Armando Álvarez  Vigo

Sergio Rodríguez es el pero en la gloria española. Cada jornada se abre con el relato de las hazañas patrias. Este ejercicio narcisista se quiebra en las últimas líneas del resumen, lastimeras por el ninguneo del canario. "McMillan", se argumenta con furia. Del técnico de los Blazers se abusa como justificación, descargando al jugador de la responsabilidad sobre su destino.

Rodríguez ha aumentado el tono de sus reivindicaciones . Su agente español inició la gresca reclamando el traspaso (se habla de un intercambio múltiple con Dallas, con Jason Kidd como objetivo). No fue una salida de tono imprevista, sino el primer paso en un movimiento estratégico orquestado al hilo de la ampliación de contrato del base hasta 2010. Rodríguez entiende que el manager, Kevin Pritchard, sigue confiando en él. "Le queremos en el equipo y no hay discusiones. Es importante para nosotros", indicó el ejecutivo. El español se ha sentido tan fuerte como para romper su habitual disciplina. "Después de dos años de espera, yo creo que es justo decirle que estoy aquí", ha comentado Sergio al periódico Oregonian. "He sido profesional, soy buen compañero y he esperado tres años por la promesa de jugar. Ahora es mi turno. Me siento muy mal".

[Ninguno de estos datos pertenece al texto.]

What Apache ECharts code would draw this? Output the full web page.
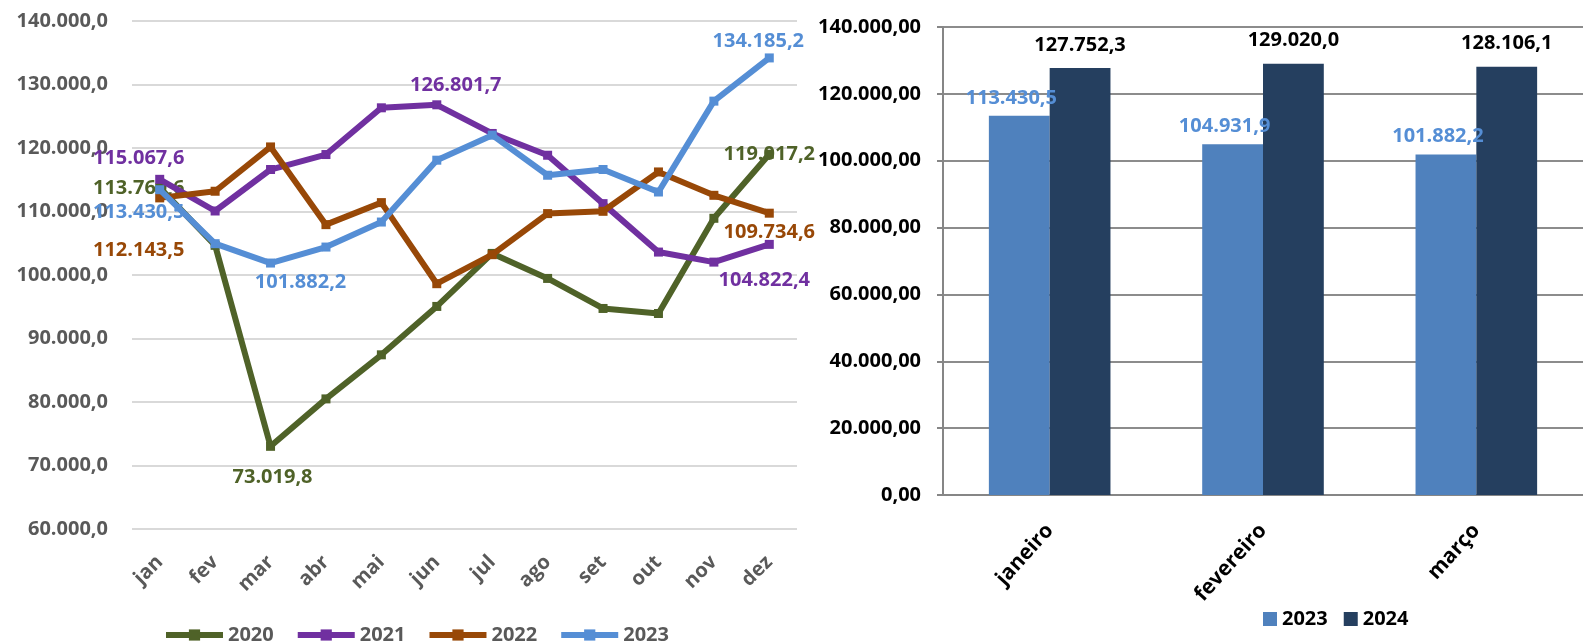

McMillan, atacado en dos continentes, reaccionó con contundencia. "Si tiene algún problema que venga a mi despacho y lo hablamos. Si es infeliz, que venga y me lo diga a mí y no a la prensa". Quién sabe si presionado en los despachos, el entrenador ya ha modificado ese discurso. El cara a cara se ha producido. "Sergio y yo hemos hablado y la conversación fue muy bien", ha revelado un McMillan extrañamente conciliador. "Entiendo que Sergio quiera jugar más. Me gusta todo lo que hace en el campo y he tratado de crearle una posición en la que pueda tomar ventaja de su habilidad. Pero también debe entender que la misión que le tengo encomendada es básicamente que salga y cambie el ritmo del partido".

Al final, la efectividad de esta opereta de divorcio y reconciliación se tasará en números concretos. Sergio no puede contentarse con aumentar a trece minutos su participación, como sucedió en el primer choque posterior a la reunión. El joven se juega su futuro, estabilizarse como pieza válida o regresar a Europa para reiniciar lo que dejó en pañales. El sueño americano no admite segundas partes.

Seguramente el canario hoy se cuestiona si acertó en el momento de dar el salto. Se arriesgó de forma prematura. Todos sus compatriotas, incluso los más jóvenes, se han mudado tras haberse consolidado en la ACB. Sergio ha pagado la inmadurez mental y baloncestística con la que aterrizó, confundido a causa de los elogios que le llovían aunque su juego espectacular aún carecía de sustancia.

Rudy es el ejemplo de la política contraria. El mallorquín era consciente de que tenía por delante en la rotación a Brandon Roy, el mejor escolta de última generación. Y se hizo desear, remolón, hasta el extremo de que el propietario de la franquicia, el millonario Paul Allen, viajó en su jet privado a Palma para convencerlo. Nadie conoce el contenido exacto de sus conversaciones, pero McMillan ha captado el mensaje. Si Rodríguez falla, se va al banco; a Rudy lo mantiene en los minutos decisivos incluso en días de malos porcentajes.

De hecho, Rudy ha perjudicado involuntariamente a su amigo._McMillan, para lograr que sus dos joyas exteriores compartan quinteto el mayor tiempo posible, desplaza a uno al puesto de "playmaker", fundamentalmente a Roy. Y así Rodríguez ni siquiera dispone de los minutos que Blake, un base correcto sin más, se pasa en el banquillo.

McMillan quiere a Rodríguez para cambiar de ritmo. Pero lo único que ha conseguido es domesticarlo, bien porque su voluntad pública no coincide con sus instrucciones privadas o porque el jugador las malinterpreta. El canario ha perdido chispa. Su progresión se ha estancando. Apenas toma decisiones, sigue flojeando en el tiro y se atranca en el manejo con la zurda. Su único apoyo estadístico es la relación entre asistencias y minutos. Pero son pases funcionariales que el compañero valida, no las conexiones imposibles que tanto entusiasman al público americano y eran su marca.

McMillan es culpable, pero igual que Sergio, prototipo del deportista mimoso que en la zozobra se hunde en vez de reaccionar. Si el equipo funciona, como parece que puede, difícilmente se liberará del ostracismo. Apenas 22 años y ya se le agota el tiempo.